▶ _What the exercise asks_
From the listing, collect all lines containing the word "this".

━━ Material for the task ━━

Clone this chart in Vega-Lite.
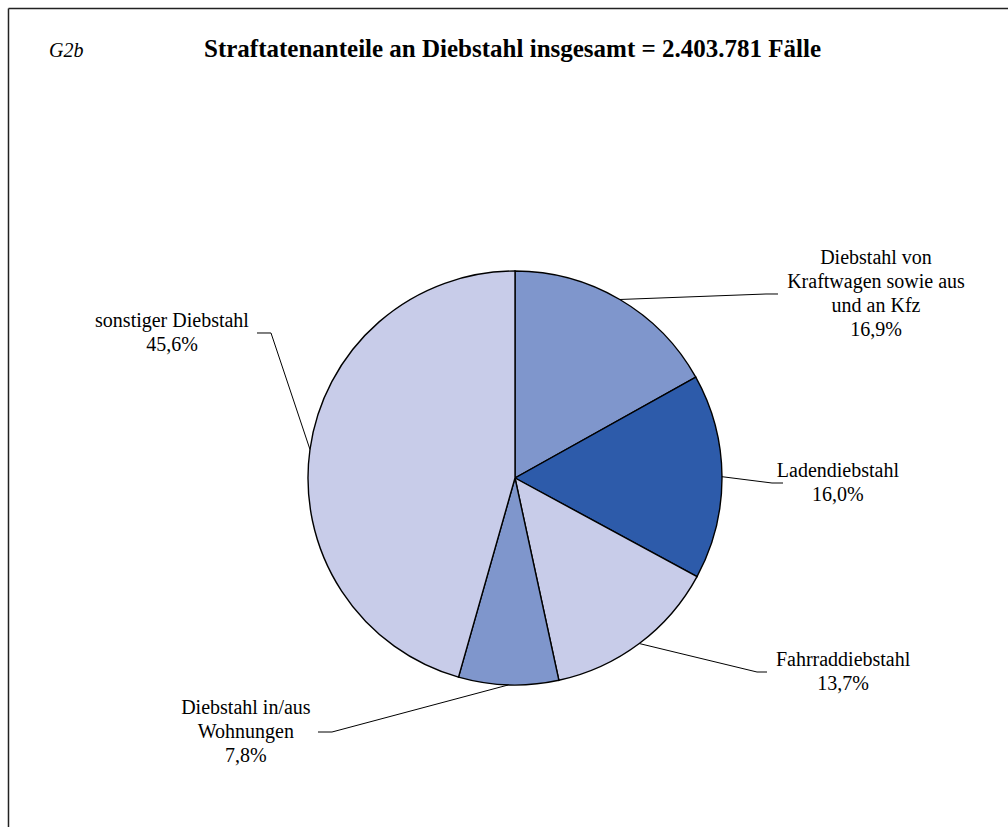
{
  "$schema": "https://vega.github.io/schema/vega-lite/v6.json",
  "width": 1008,
  "height": 827,
  "autosize": {"type": "none"},
  "padding": 0,
  "background": "white",
  "config": {"view": {"stroke": null}, "text": {"font": "Liberation Serif"}},
  "datasets": {
    "anteile": [
      {"nr": 1, "kategorie": "Diebstahl von Kraftwagen sowie aus und an Kfz", "beschriftung": "Diebstahl von\nKraftwagen sowie aus\nund an Kfz", "anteil": 16.9},
      {"nr": 2, "kategorie": "Ladendiebstahl", "beschriftung": "Ladendiebstahl", "anteil": 16.0},
      {"nr": 3, "kategorie": "Fahrraddiebstahl", "beschriftung": "Fahrraddiebstahl", "anteil": 13.7},
      {"nr": 4, "kategorie": "Diebstahl in/aus Wohnungen", "beschriftung": "Diebstahl in/aus\nWohnungen", "anteil": 7.8},
      {"nr": 5, "kategorie": "sonstiger Diebstahl", "beschriftung": "sonstiger Diebstahl", "anteil": 45.6}
    ],
    "rahmen": [{"teil": "Rahmen"}]
  },
  "layer": [
    {
      "data": {"name": "rahmen"},
      "mark": {"type": "rule", "stroke": "#222222", "strokeWidth": 1.5},
      "encoding": {
        "x": {"datum": -2.4469, "type": "quantitative", "scale": {"domain": [-2.48792, 2.38164], "nice": false, "zero": false}, "axis": null},
        "x2": {"datum": 2.39},
        "y": {"datum": 2.2681, "type": "quantitative", "scale": {"domain": [-1.68599, 2.30918], "nice": false, "zero": false}, "axis": null}
      }
    },
    {
      "data": {"name": "rahmen"},
      "mark": {"type": "rule", "stroke": "#222222", "strokeWidth": 1.5},
      "encoding": {
        "x": {"datum": -2.4469, "type": "quantitative", "scale": {"domain": [-2.48792, 2.38164], "nice": false, "zero": false}, "axis": null},
        "y": {"datum": 2.2681, "type": "quantitative", "scale": {"domain": [-1.68599, 2.30918], "nice": false, "zero": false}, "axis": null},
        "y2": {"datum": -1.7}
      }
    },
    {
      "data": {"name": "rahmen"},
      "mark": {"type": "text", "fontStyle": "italic", "fontSize": 20, "align": "left", "baseline": "alphabetic"},
      "encoding": {
        "x": {"datum": -2.2512, "type": "quantitative", "scale": {"domain": [-2.48792, 2.38164], "nice": false, "zero": false}, "axis": null},
        "y": {"datum": 2.0338, "type": "quantitative", "scale": {"domain": [-1.68599, 2.30918], "nice": false, "zero": false}, "axis": null},
        "text": {"value": "G2b"}
      }
    },
    {
      "data": {"name": "rahmen"},
      "mark": {"type": "text", "fontWeight": "bold", "fontSize": 25, "align": "center", "baseline": "alphabetic"},
      "encoding": {
        "x": {"datum": -0.0121, "type": "quantitative", "scale": {"domain": [-2.48792, 2.38164], "nice": false, "zero": false}, "axis": null},
        "y": {"datum": 2.0338, "type": "quantitative", "scale": {"domain": [-1.68599, 2.30918], "nice": false, "zero": false}, "axis": null},
        "text": {"value": "Straftatenanteile an Diebstahl insgesamt = 2.403.781 Fälle"}
      }
    },
    {
      "data": {"name": "anteile"},
      "transform": [
        {"window": [{"op": "sum", "field": "anteil", "as": "kum"}], "sort": [{"field": "nr"}], "frame": [null, 0]},
        {"joinaggregate": [{"op": "sum", "field": "anteil", "as": "summe"}]},
        {"calculate": "2 * PI * (datum.kum - datum.anteil / 2) / datum.summe", "as": "mitte"},
        {"calculate": "sin(datum.mitte)", "as": "sx"},
        {"calculate": "cos(datum.mitte)", "as": "sy"},
        {"calculate": "replace(format(datum.anteil, '.1f'), '.', ',') + '%'", "as": "prozent"},
        {"calculate": "datum.beschriftung + '\\n' + datum.prozent", "as": "etikett"},
        {"calculate": "[1.2126, 1.2415, 1.1691, -0.8841, -1.1787][datum.nr - 1]", "as": "bx"},
        {"calculate": "[0.8889, -0.0242, -0.9372, -1.2271, 0.7005][datum.nr - 1]", "as": "by"},
        {"calculate": "[1.2705, 1.2947, 1.2174, -0.9517, -1.2464][datum.nr - 1]", "as": "ex"},
        {"calculate": "[1.744, 1.560, 1.585, -1.300, -1.657][datum.nr - 1]", "as": "lx"},
        {"calculate": "datum.by + (length(split(datum.etikett, '\\n')) - 1) * 24 / 2 / 207", "as": "ly"}
      ],
      "layer": [
        {
          "mark": {"type": "arc", "radius": 207, "stroke": "#000000", "strokeWidth": 1.4},
          "encoding": {
            "theta": {"field": "anteil", "type": "quantitative", "stack": true},
            "order": {"field": "nr", "type": "quantitative", "sort": "ascending"},
            "color": {
              "field": "kategorie",
              "type": "nominal",
              "scale": {
                "domain": ["Diebstahl von Kraftwagen sowie aus und an Kfz", "Ladendiebstahl", "Fahrraddiebstahl", "Diebstahl in/aus Wohnungen", "sonstiger Diebstahl"],
                "range": ["#7F96CC", "#2D5BAA", "#C8CCE9", "#7F96CC", "#C8CCE9"]
              },
              "legend": null
            },
            "x": {"datum": 0, "type": "quantitative", "scale": {"domain": [-2.48792, 2.38164], "nice": false, "zero": false}, "axis": null},
            "y": {"datum": 0, "type": "quantitative", "scale": {"domain": [-1.68599, 2.30918], "nice": false, "zero": false}, "axis": null}
          }
        },
        {
          "mark": {"type": "rule", "stroke": "#000000", "strokeWidth": 1},
          "encoding": {
            "x": {"field": "sx", "type": "quantitative", "scale": {"domain": [-2.48792, 2.38164], "nice": false, "zero": false}, "axis": null},
            "y": {"field": "sy", "type": "quantitative", "scale": {"domain": [-1.68599, 2.30918], "nice": false, "zero": false}, "axis": null},
            "x2": {"field": "bx"},
            "y2": {"field": "by"}
          }
        },
        {
          "mark": {"type": "rule", "stroke": "#000000", "strokeWidth": 1},
          "encoding": {
            "x": {"field": "bx", "type": "quantitative", "scale": {"domain": [-2.48792, 2.38164], "nice": false, "zero": false}, "axis": null},
            "y": {"field": "by", "type": "quantitative", "scale": {"domain": [-1.68599, 2.30918], "nice": false, "zero": false}, "axis": null},
            "x2": {"field": "ex"}
          }
        },
        {
          "mark": {"type": "text", "fontSize": 20, "align": "center", "baseline": "middle", "lineBreak": "\n", "lineHeight": 24, "color": "#000000"},
          "encoding": {
            "x": {"field": "lx", "type": "quantitative", "scale": {"domain": [-2.48792, 2.38164], "nice": false, "zero": false}, "axis": null},
            "y": {"field": "ly", "type": "quantitative", "scale": {"domain": [-1.68599, 2.30918], "nice": false, "zero": false}, "axis": null},
            "text": {"field": "etikett"}
          }
        }
      ]
    }
  ]
}
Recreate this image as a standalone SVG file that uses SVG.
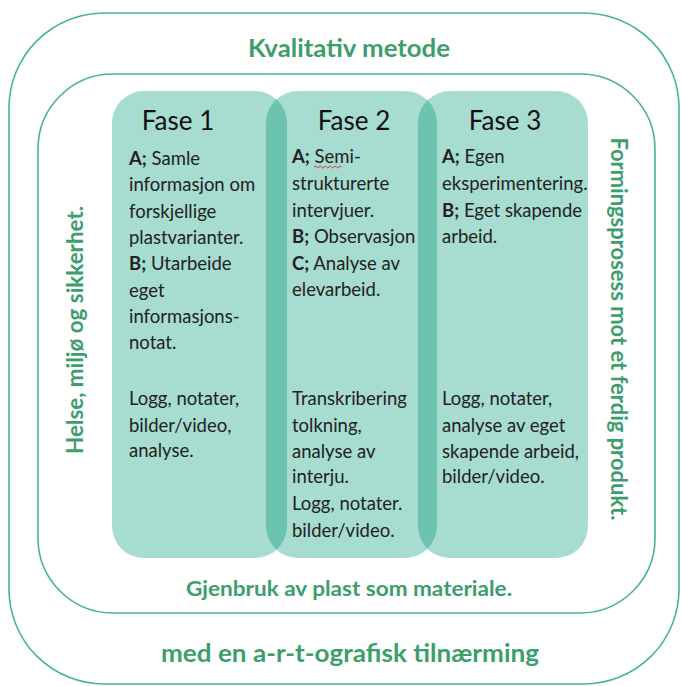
<svg xmlns="http://www.w3.org/2000/svg" width="681" height="686" viewBox="0 0 681 686">
<defs>
<style>
.frame{fill:none;stroke:#45b497;stroke-width:1.6}
.phase{fill:#a7dcd0}
.ov{fill:#6cc3af}
.g{fill:#3c9e6b;font-family:Lato,"Open Sans",sans-serif;font-weight:bold}
.h{font-family:Lato,"Open Sans",sans-serif;font-size:26px;fill:#111;text-anchor:middle}
.t{font-family:Lato,"Open Sans",sans-serif;font-size:18.5px;fill:#222}
.b{font-weight:bold}
</style>
<clipPath id="c1"><rect x="112" y="91" width="175" height="467" rx="32"/></clipPath>
<clipPath id="c3"><rect x="418" y="91" width="170" height="467" rx="32"/></clipPath>
</defs>
<g id="outer"><rect class="frame" x="9" y="13" width="670" height="671" rx="95"/>
<text class="g" x="349" y="57" font-size="24" text-anchor="middle" textLength="202" lengthAdjust="spacingAndGlyphs">Kvalitativ metode</text>
<text class="g" x="350" y="662" font-size="24" text-anchor="middle" textLength="378" lengthAdjust="spacingAndGlyphs">med en a-r-t-ografisk tilnærming</text></g>
<g id="inner"><rect class="frame" x="38" y="74" width="617" height="539" rx="75"/>
<text class="g" x="349" y="596" font-size="21" text-anchor="middle" textLength="326" lengthAdjust="spacingAndGlyphs">Gjenbruk av plast som materiale.</text>
<text class="g" font-size="22" text-anchor="middle" textLength="248" lengthAdjust="spacingAndGlyphs" transform="translate(83,330) rotate(-90)">Helse, miljø og sikkerhet.</text>
<text class="g" font-size="22" text-anchor="middle" textLength="383" lengthAdjust="spacingAndGlyphs" transform="translate(611,329) rotate(90)">Formingsprosess mot et ferdig produkt.</text></g>
<g id="phases">
<rect class="phase" x="112" y="91" width="175" height="467" rx="32"/>
<rect class="phase" x="266" y="91" width="171" height="467" rx="32"/>
<rect class="phase" x="418" y="91" width="170" height="467" rx="32"/>
<rect class="ov" x="266" y="91" width="171" height="467" rx="32" clip-path="url(#c1)"/>
<rect class="ov" x="266" y="91" width="171" height="467" rx="32" clip-path="url(#c3)"/>
</g>
<g id="fase1">
<text class="h" x="178" y="130">Fase 1</text>
<text class="t" x="129"><tspan x="129" y="165"><tspan class="b">A;</tspan> Samle</tspan><tspan x="129" y="191">informasjon om</tspan><tspan x="129" y="218">forskjellige</tspan><tspan x="129" y="244">plastvarianter.</tspan><tspan x="129" y="270"><tspan class="b">B;</tspan> Utarbeide</tspan><tspan x="129" y="297">eget</tspan><tspan x="129" y="323">informasjons-</tspan><tspan x="129" y="349">notat.</tspan></text>
<text class="t"><tspan x="129" y="405">Logg, notater,</tspan><tspan x="129" y="432">bilder/video,</tspan><tspan x="129" y="457">analyse.</tspan></text>
</g>
<g id="fase2">
<text class="h" x="354" y="130">Fase 2</text>
<text class="t"><tspan x="292" y="163"><tspan class="b">A;</tspan> Semi-</tspan><tspan x="292" y="190">strukturerte</tspan><tspan x="292" y="217">intervjuer.</tspan><tspan x="292" y="243"><tspan class="b">B;</tspan> Observasjon</tspan><tspan x="292" y="270"><tspan class="b">C;</tspan> Analyse av</tspan><tspan x="292" y="296">elevarbeid.</tspan></text>
<path d="M314 167 q1.25 -2 2.5 0 t2.5 0 t2.5 0 t2.5 0 t2.5 0 t2.5 0 t2.5 0 t2.5 0 t2.5 0 t2.5 0 t2.5 0" fill="none" stroke="#e02020" stroke-width="0.9"/>
<text class="t"><tspan x="292" y="405">Transkribering</tspan><tspan x="292" y="432">tolkning,</tspan><tspan x="292" y="458">analyse av</tspan><tspan x="292" y="483">interju.</tspan><tspan x="292" y="510">Logg, notater.</tspan><tspan x="292" y="537">bilder/video.</tspan></text>
</g>
<g id="fase3">
<text class="h" x="505" y="130">Fase 3</text>
<text class="t"><tspan x="442" y="163"><tspan class="b">A;</tspan> Egen</tspan><tspan x="442" y="190">eksperimentering.</tspan><tspan x="442" y="217"><tspan class="b">B;</tspan> Eget skapende</tspan><tspan x="442" y="243">arbeid.</tspan></text>
<text class="t"><tspan x="442" y="405">Logg, notater,</tspan><tspan x="442" y="432">analyse av eget</tspan><tspan x="442" y="458">skapende arbeid,</tspan><tspan x="442" y="483">bilder/video.</tspan></text>
</g>
</svg>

━━━

▶ _Output_
Clone this chart in Vega-Lite.
Recreate this image as a standalone SVG file that uses SVG.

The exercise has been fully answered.